Course Title: Distributed Systems
Lecturer: Salvatore Distefano (email: firstname.lastname@example.org)
Prerequisite courses: None
The main goal of the "Distributed systems" course is to provide an overview of this scenario, focusing on technologies and main components, such as Cloud, Internet of Thinks, Software Defined and Virtualized Ecosystems, as well as on the main (non-functional) properties that must be provided to the stakeholders of these systems, such as scalability, performance, reliability, availability.
Required background knowledge:
The course is organized into two main parts identifying and characterizing distributed computing systems functional and non-functional properties
I) Functional properties
Types of parallelism: implicit and explicit parallelism
Implicit parallelism: bit, word, pipeline, super-scalarity, hyperthreading
Multiprocessor systems and program parallelization
Multi-core and many core systems
Memory and Storage Systems
Disk architecture and performance
Storage Architectures (DAS, NAS, SAN)
Software Defined and Virtualized Ecosystems
Internet of Thinks
II) Non-functional properties
Dependability and Performance metrics
Stochastic modeling, state space based models
Dependability evaluation: state space and combinatorial modeling
Performance evaluation and capacity planning
Textbooks and Reference Materials:
- Kishor S. Trivedi. Probability and Statistics with Reliability, Queuing, and Computer Science Applications, John Wiley and Sons, New York, 2001. ISBN number 0-471-33341-7
- Ananth Grama, George Karypis, Vipin Kumar, Anshul Gupta. Introduction to Parallel Computing, 2/E. ISBN-10: 0201648652 • ISBN-13: 9780201648652, 2003 Addison-Wesley, 656 pp.

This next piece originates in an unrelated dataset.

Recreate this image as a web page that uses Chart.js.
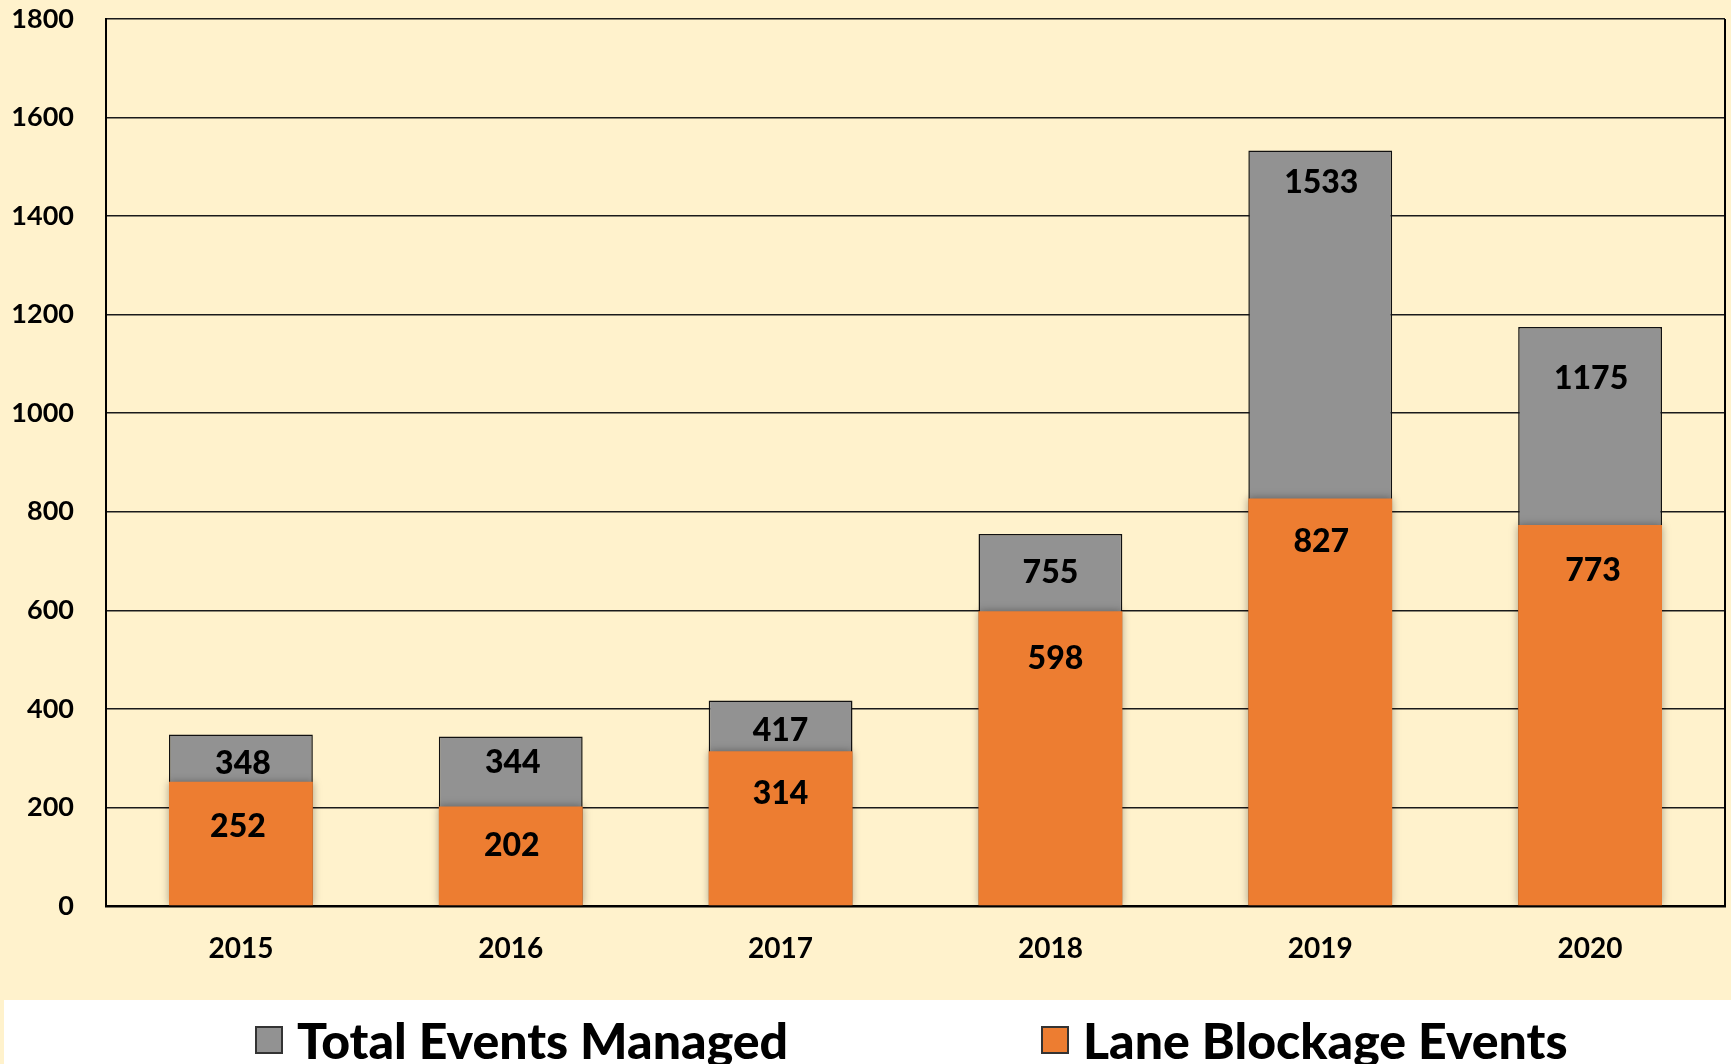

- Edward D. Lazowska, John Zahorjan, G. Scott Graham, Kenneth C. Sevcik. Quantitative System Performance Computer System Analysis Using Queueing Network Models (http://homes.cs.washington.edu/~lazowska/qsp/).
- Lecture notes
Course Delivery: The course will be given in 36 hours of classes in total, from September to December 2015 as reported below. The classes will last 2 hours each, and will mainly be in presence, even if some of them will be given remotely. Tutorial exercises will be set periodically. There will be some assignments that will be mainly discussed during online classes and a final examination consisting of a project to be developed by 1 or 2-student groups.